___ GIVEN INFORMATION ___

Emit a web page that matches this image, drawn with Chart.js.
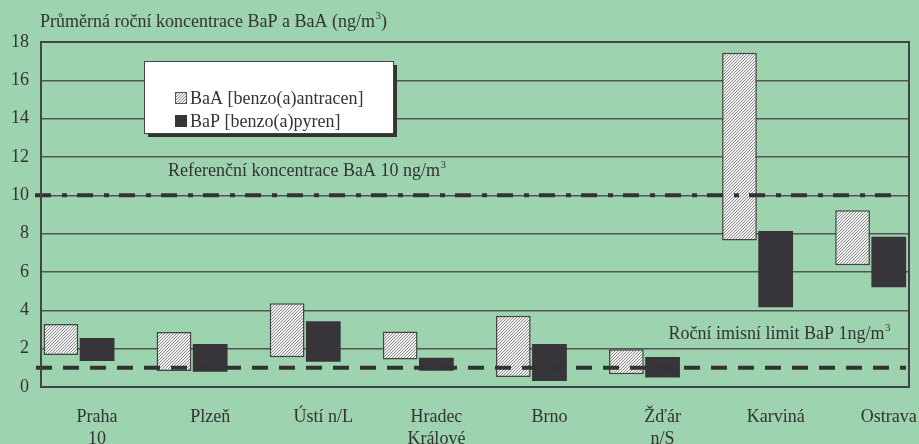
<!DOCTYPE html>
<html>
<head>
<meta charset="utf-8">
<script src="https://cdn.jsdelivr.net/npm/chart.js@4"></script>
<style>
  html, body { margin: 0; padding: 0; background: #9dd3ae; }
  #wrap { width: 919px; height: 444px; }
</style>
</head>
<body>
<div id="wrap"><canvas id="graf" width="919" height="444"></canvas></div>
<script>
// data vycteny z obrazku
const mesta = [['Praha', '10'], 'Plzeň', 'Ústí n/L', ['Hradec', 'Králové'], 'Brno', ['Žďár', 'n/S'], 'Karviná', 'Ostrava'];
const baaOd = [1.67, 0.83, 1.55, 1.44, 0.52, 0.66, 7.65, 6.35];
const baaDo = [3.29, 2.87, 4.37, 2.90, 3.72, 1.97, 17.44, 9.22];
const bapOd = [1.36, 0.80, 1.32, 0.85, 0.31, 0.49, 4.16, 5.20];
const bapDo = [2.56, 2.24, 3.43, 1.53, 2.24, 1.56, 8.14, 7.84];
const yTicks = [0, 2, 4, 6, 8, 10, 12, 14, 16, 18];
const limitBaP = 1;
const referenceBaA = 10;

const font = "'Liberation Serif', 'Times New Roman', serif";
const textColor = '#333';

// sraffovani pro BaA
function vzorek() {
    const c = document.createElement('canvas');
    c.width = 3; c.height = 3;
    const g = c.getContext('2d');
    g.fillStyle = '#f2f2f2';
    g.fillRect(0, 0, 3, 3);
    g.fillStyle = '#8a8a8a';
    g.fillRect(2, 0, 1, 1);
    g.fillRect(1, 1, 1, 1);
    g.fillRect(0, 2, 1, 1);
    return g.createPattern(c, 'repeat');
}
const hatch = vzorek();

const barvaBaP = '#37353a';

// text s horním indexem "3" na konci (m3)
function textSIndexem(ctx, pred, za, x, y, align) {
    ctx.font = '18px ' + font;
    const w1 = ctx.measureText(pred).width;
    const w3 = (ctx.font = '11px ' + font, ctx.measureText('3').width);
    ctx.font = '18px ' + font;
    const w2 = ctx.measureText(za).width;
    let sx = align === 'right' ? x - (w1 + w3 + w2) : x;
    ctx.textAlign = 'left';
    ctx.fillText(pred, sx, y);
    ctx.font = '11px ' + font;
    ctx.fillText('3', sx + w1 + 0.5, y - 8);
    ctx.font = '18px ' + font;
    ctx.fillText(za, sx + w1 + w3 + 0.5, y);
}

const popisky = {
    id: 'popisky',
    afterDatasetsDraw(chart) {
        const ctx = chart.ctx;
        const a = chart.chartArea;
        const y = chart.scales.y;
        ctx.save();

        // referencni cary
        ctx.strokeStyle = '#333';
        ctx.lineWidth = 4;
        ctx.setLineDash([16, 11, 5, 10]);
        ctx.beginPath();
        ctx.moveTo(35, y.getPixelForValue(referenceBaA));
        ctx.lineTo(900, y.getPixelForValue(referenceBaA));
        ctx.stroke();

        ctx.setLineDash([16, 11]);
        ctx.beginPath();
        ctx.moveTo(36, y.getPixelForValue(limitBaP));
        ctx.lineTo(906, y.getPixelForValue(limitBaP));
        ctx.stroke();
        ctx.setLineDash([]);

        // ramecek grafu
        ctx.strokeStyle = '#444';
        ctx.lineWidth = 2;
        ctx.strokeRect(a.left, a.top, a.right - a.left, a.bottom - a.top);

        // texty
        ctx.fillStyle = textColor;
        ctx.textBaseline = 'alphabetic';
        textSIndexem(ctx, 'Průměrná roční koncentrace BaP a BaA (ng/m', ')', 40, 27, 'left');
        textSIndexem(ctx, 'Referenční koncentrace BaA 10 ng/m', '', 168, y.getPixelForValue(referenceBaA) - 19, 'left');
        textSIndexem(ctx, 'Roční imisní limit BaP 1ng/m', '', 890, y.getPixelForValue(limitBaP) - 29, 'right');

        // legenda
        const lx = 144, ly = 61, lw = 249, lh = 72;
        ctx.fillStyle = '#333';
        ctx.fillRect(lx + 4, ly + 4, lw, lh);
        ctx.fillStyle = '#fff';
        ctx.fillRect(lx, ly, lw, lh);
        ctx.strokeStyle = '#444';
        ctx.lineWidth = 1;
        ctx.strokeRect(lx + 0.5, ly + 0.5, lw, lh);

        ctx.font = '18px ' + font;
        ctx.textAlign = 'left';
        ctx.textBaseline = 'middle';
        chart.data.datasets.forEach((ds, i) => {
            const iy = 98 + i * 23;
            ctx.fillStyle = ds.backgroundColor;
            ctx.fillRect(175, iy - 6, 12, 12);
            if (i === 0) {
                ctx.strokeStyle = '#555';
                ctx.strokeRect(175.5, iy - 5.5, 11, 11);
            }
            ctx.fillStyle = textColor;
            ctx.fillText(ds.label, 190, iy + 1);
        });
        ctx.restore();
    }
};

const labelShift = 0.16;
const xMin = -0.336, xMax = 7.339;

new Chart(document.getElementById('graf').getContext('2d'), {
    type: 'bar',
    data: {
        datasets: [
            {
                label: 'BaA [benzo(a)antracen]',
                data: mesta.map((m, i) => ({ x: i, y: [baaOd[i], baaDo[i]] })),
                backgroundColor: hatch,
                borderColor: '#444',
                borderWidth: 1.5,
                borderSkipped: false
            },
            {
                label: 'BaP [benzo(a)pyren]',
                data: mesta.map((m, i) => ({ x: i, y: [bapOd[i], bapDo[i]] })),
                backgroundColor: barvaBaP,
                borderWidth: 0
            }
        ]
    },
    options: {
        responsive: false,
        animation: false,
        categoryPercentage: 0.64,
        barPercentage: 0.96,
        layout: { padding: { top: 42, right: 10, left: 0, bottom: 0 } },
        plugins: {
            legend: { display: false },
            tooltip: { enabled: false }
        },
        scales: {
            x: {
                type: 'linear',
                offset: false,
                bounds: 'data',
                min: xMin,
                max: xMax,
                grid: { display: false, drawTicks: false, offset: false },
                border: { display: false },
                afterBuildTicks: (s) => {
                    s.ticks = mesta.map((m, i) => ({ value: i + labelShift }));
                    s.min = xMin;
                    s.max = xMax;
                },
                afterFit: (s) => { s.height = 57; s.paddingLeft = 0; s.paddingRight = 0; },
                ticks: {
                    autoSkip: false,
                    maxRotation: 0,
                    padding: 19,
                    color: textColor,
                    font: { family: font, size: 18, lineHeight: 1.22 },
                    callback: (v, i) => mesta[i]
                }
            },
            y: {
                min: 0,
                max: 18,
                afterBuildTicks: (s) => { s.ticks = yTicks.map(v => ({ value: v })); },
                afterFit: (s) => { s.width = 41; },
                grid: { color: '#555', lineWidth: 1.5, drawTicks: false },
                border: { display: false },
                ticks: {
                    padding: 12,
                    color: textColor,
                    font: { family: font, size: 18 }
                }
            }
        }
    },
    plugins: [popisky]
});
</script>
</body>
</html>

___

#### TASK PROMPT
The lines from the start of the data through the line that contains "ctx.save();" are to be returned exactly, please, with both ends included and every picture left out.

#### WRITTEN RESPONSE
Emit a web page that matches this image, drawn with Chart.js.
<!DOCTYPE html>
<html>
<head>
<meta charset="utf-8">
<script src="https://cdn.jsdelivr.net/npm/chart.js@4"></script>
<style>
  html, body { margin: 0; padding: 0; background: #9dd3ae; }
  #wrap { width: 919px; height: 444px; }
</style>
</head>
<body>
<div id="wrap"><canvas id="graf" width="919" height="444"></canvas></div>
<script>
// data vycteny z obrazku
const mesta = [['Praha', '10'], 'Plzeň', 'Ústí n/L', ['Hradec', 'Králové'], 'Brno', ['Žďár', 'n/S'], 'Karviná', 'Ostrava'];
const baaOd = [1.67, 0.83, 1.55, 1.44, 0.52, 0.66, 7.65, 6.35];
const baaDo = [3.29, 2.87, 4.37, 2.90, 3.72, 1.97, 17.44, 9.22];
const bapOd = [1.36, 0.80, 1.32, 0.85, 0.31, 0.49, 4.16, 5.20];
const bapDo = [2.56, 2.24, 3.43, 1.53, 2.24, 1.56, 8.14, 7.84];
const yTicks = [0, 2, 4, 6, 8, 10, 12, 14, 16, 18];
const limitBaP = 1;
const referenceBaA = 10;

const font = "'Liberation Serif', 'Times New Roman', serif";
const textColor = '#333';

// sraffovani pro BaA
function vzorek() {
    const c = document.createElement('canvas');
    c.width = 3; c.height = 3;
    const g = c.getContext('2d');
    g.fillStyle = '#f2f2f2';
    g.fillRect(0, 0, 3, 3);
    g.fillStyle = '#8a8a8a';
    g.fillRect(2, 0, 1, 1);
    g.fillRect(1, 1, 1, 1);
    g.fillRect(0, 2, 1, 1);
    return g.createPattern(c, 'repeat');
}
const hatch = vzorek();

const barvaBaP = '#37353a';

// text s horním indexem "3" na konci (m3)
function textSIndexem(ctx, pred, za, x, y, align) {
    ctx.font = '18px ' + font;
    const w1 = ctx.measureText(pred).width;
    const w3 = (ctx.font = '11px ' + font, ctx.measureText('3').width);
    ctx.font = '18px ' + font;
    const w2 = ctx.measureText(za).width;
    let sx = align === 'right' ? x - (w1 + w3 + w2) : x;
    ctx.textAlign = 'left';
    ctx.fillText(pred, sx, y);
    ctx.font = '11px ' + font;
    ctx.fillText('3', sx + w1 + 0.5, y - 8);
    ctx.font = '18px ' + font;
    ctx.fillText(za, sx + w1 + w3 + 0.5, y);
}

const popisky = {
    id: 'popisky',
    afterDatasetsDraw(chart) {
        const ctx = chart.ctx;
        const a = chart.chartArea;
        const y = chart.scales.y;
        ctx.save();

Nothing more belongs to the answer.